With our nomadic lifestyle however, we ALWAYS are traveling. So we can always assume two things: firstly that we will need a place to stay during that promotion and secondly, that we will have a use for the points we earn later. We need to cover 365 nights and inevitably we’ll have to pay full price for some of those nights. So we might as well pay full price for hotels during promotions.
Can food be affordable without a kitchen around for cooking groceries?
Food is definitely expensive when you can’t lean on grocery-shopping and cooking at home. Even with certain strategies for keeping it as low as possible, like taking advantage of hotels that include meals or free breakfast, it’s very difficult to keep it as low as a stationary person’s food budget.
This puts even more pressure on keeping other expenses low.
So let’s see what the numbers were for April 2014 where we traveled in Indonesia, Singapore and mostly India. I will say, these are fairly low-cost destinations and this was one of our lesser expensive months, but it does indeed represent what anyone (with a good credit score) would be capable of replicating.
|Tourist Attraction Total||$32.58|
|Food & Beverage Total||$407.26|
|Land Transit Total||$272.91|
|Air Transit Total||$675.79|
|Accommodation total||$377.92||27,000 Club Carlson points
10,000 Hyatt points
11,000 SPG points
80,000 IHG points
1 Category 5 Marriott cert
Most of these points were acquired through credit-card bonuses.
How does this compare to a month living a stationary life?
Unfortunately when I was living a stationary life, we didn’t keep records of all of our expenses, so we’re going to need to do a little research and estimation for this part.
Tourist attraction total: $0 though perhaps a stationary life would have an “entertainment budget” instead. My husband and I mostly went out to eat with friends as our entertainment, so I’ll leave this calculation at $0.

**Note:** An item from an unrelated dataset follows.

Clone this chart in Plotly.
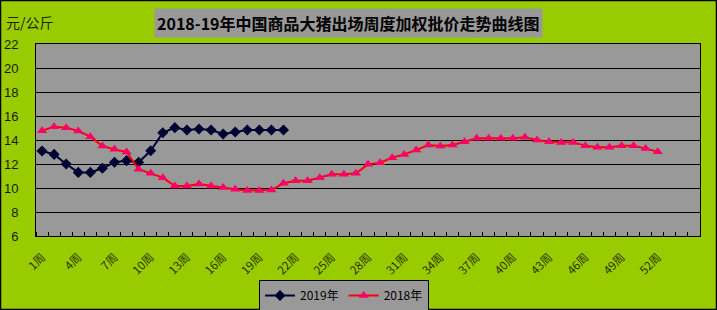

Food & beverage total: According to information released by the USDA, the average expenses for a couple’s groceries (considering they eat “moderately”) in 2010 was as low as $347.50 and as high as $688.60 depending on how thrifty or unthrifty a couple is, but they set the moderate-leveled average at $550.60. Because we treated food and beverage as our main source of entertainment (instead of paying for movies or sports events,) let’s go with the more expensive amount as that seems closer to our normal tendency during stationary life.
Land transit total: Drew and I were fairly unique in that we have not owned a car throughout our marriage. We did spend maybe around $30 a month on public transit however, so that’s where we’ll set this number.
Air transit total: I guess this doesn’t really apply to the stationary-life budget.
Accommodation total: We shared our rent with a housemate but our portion of the rent alone came out to $900. But once you add all the utilities and internet, we’ll bring that up to $1150.
Total stationary budget (estimate): $1868.60
So there you have it. According to my best estimates, we spent $1868.60 on a stationary-life month. (This is considering that we are probably more frugal than the average person in that we didn’t own a car or television.) Then consider that it is possible to spend $1785 on a month spent in Indonesia, Singapore and India. That is $83.60 less.
Of course, not every month is as low as $1785. The truth is, we are still working hard to refine our strategies for nomadic travel using miles and points. Over all, I hope a look at these numbers can show that with some strategy, it really is possible to travel on a stationary budget.